In the circumstances, it is small wonder, Bhutto said, that impoverished and angry segments of the population had turned in desperation to Islam for deliverance and, as often happens in Islamic republics, into the waiting arms of religious charlatans that promised not only a living in this world but also a glorious life in the next; visions of a new dawn; the privilege of being God’s warriors chosen to visit retribution and mayhem on His enemies, in this case the state.
The lack of any effective countervailing force meant that the extremists prospered and commensurately their conviction in the righteousness of their cause. So much so that gorged with success, the Pakistani Taliban now proclaim as their final goal the creation of the Islamic Emirate of Pakistan.

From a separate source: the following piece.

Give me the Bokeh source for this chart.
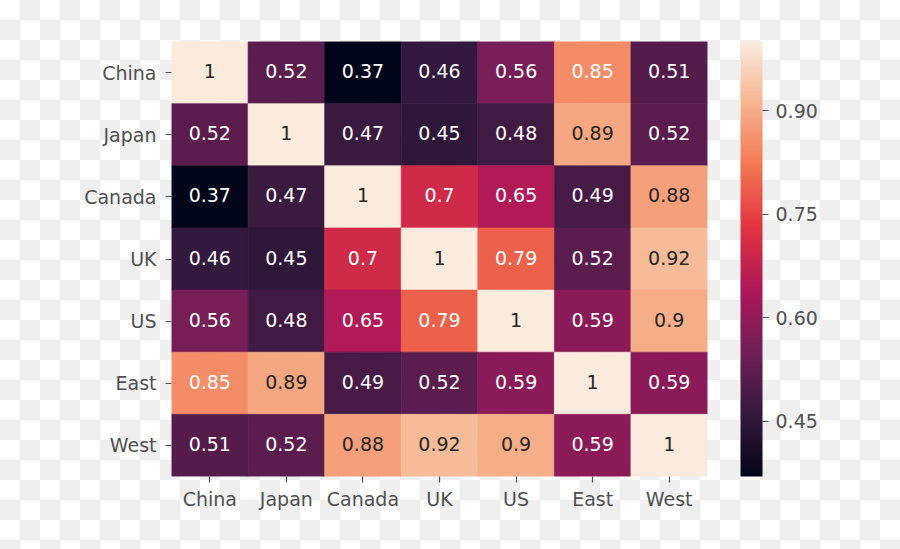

Reinforcements from Al Qaeda, the Punjabi Taliban, Central Asian and South East Asian terror networks, assorted militant and criminal elements which operate relatively unhindered and unmolested across international borders, have augmented the Taliban numbers and their fighting prowess.
Lucre from the heroin trade, smuggling, money laundering, the black economy and foreign and local sympathisers ensure a source of ready funds, just as the international black market in arms, old Soviet era weapon caches in Afghanistan and captured and looted arms serve as a source of weapons. Of course, not to be excluded from the list are secret agencies of foreign governments who are eager to aid and abet the Taliban to destabilise Pakistan even as they feign ignorance.
Taking on such a foe on its home turf and in a difficult terrain, Bhutto believed, was no easy task. It would require extraordinarily resolute and united leadership, public support, a large, well equipped and skilled fighting force and, not least, pockets deep enough to bear the cost of the war; all of which, she conceded, was a tall ask but nevertheless not an impossible one. In any case, as the fight was one for Pakistan’s survival, failure was not an option.
Bhutto, who was by instinct a fighter, believed that the battle had to be a no holds barred contest and one that was to be fought to the finish. Casualties of all types, collateral or targeted, would be high. As the Taliban believed that the end justifies the means and gave no quarter, they could expect none in return — “They say that they seek death well, perhaps, we should oblige.” No bargains would be struck, no truces concluded; and the only negotiations conducted would be those to determine the moment and place of the enemy’s surrender.
In sum, Bhutto felt that while there was a time to talk and a time to fight, the present (i.e. December 2007) was the time to fight. She would, albeit only in my opinion, have scoffed at the “Dialogue, Development and Defence” strategy propounded by her party. There can be no dialogue with an enemy that craves martyrdom, or for that matter, any development in a warzone.
Bhutto did not equate the use of force exclusively with army action, while that may be necessary. She said that equipping the lashkars and the FC with appropriate weapons and training, with the army in reserve, would be more effective. Pashtuns, she believed, should do the fighting because those who were killing and were being killed were overwhelmingly Pashtuns. If they were not prepared to fight their killers or sided with the Taliban, then nothing the army did would work.
By way of preparation, Bhutto intended to announce the incorporation of the tribal areas into Pakistan proper — “One country, one law, one people, is what I believe.” Similarly the Political Parties Act would be extended to the tribal belt with each constituency being represented in the federal and provincial assemblies, thereby giving every tribe a stake in the governance of the country.
Accompanying such a move would be a massive development project for the tribal areas with focus on those projects that build the state’s legitimacy and create a demonstration effect throughout the tribal belt; for example, schools, roads, small health units and infrastructure improvements.
Unregistered madrassas, the Taliban’s ideological nursery, would be closed or made to operate under government supervision. It made no sense, Bhutto said, to fight the Taliban on the one hand and allow the madrassas to churn out recruits for their cause on the other.
A ‘Task Force’ and an ‘Education Corps’ would be created to oversee or take over the madarassas which had been proscribed and army protection would be afforded to all learning institutions in troubled areas.